Vaststaat dat appellante de aanvraag om bijzondere bijstand heeft ingediend op het moment dat het in 4.5 bedoelde beleid van toepassing was. Gelet hierop heeft het college terecht dat beleid toegepast bij de beoordeling van de aanvraag van appellante. Hier doet, anders dan appellante veronderstelt, niet aan af dat het college voor de kosten van parodontologische behandelingen, die plaatsvonden vóór 1 januari 2012, op grond van het toen geldende buitenwettelijk begunstigend beleid wel bijzondere bijstand heeft verleend.
4.8.1.
Voor een geslaagd beroep op het vertrouwensbeginsel is in ieder geval vereist dat van de kant van het tot beslissen bevoegde orgaan uitdrukkelijke, ondubbelzinnige en onvoorwaardelijke toezeggingen zijn gedaan, die bij de betrokkene gerechtvaardigde verwachtingen hebben gewekt.
4.8.2.
Het besluit van het college van 26 november 1999, waarin in de aanhef staat: “De aanvraag heeft betrekking op: kosten parodontologie”, luidt, voor zover van belang, als volgt:
“Wij hebben besloten u op grond van de Algemene bijstandswet gedurende de gehele behandeling bijzondere bijstand toe te kennen voor de in de aanhef genoemde kosten.
BETALING
De bijstand wordt uitgekeerd zodra de nota(’s) bij de Sociale Dienst zijn ontvangen.”
4.8.3.
Het besluit van 26 november 1999 bevat niet een toezegging als bedoeld in 4.8.1 dat het college tot in lengte van jaren, ongeacht wijziging(en) van regelgeving en beleid, bijzondere bijstand aan appellante verleent voor de kosten van iedere parodontologische behandeling. Dit betekent dat het beroep op het vertrouwensbeginsel niet slaagt.
4.9.
Uit 4.1 tot en met 4.8 volgt dat het hoger beroep niet slaagt. De aangevallen uitspraak zal daarom worden bevestigd.

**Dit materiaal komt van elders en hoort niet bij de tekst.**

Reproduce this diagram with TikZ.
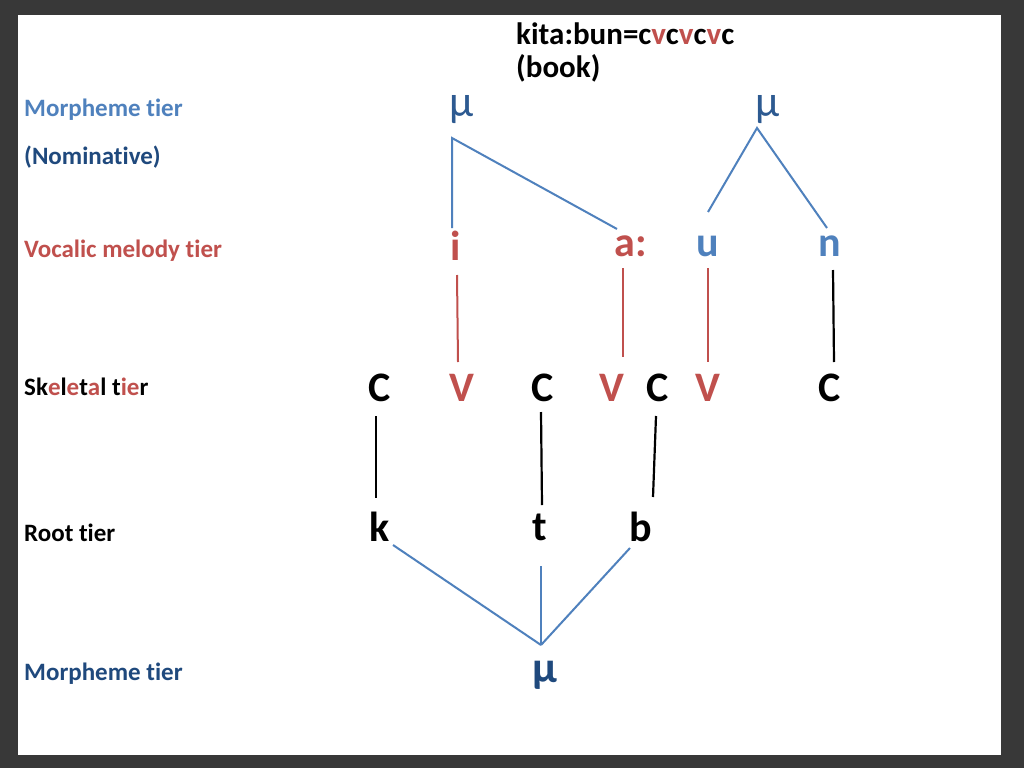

5. Voor een veroordeling in de proceskosten bestaat geen aanleiding.

BESLISSING

De Centrale Raad van Beroep bevestigt de aangevallen uitspraak.
Deze uitspraak is gedaan door W.F. Claessens, in tegenwoordigheid van C.M. Fleuren als griffier. De beslissing is uitgesproken in het openbaar op 13 oktober 2015.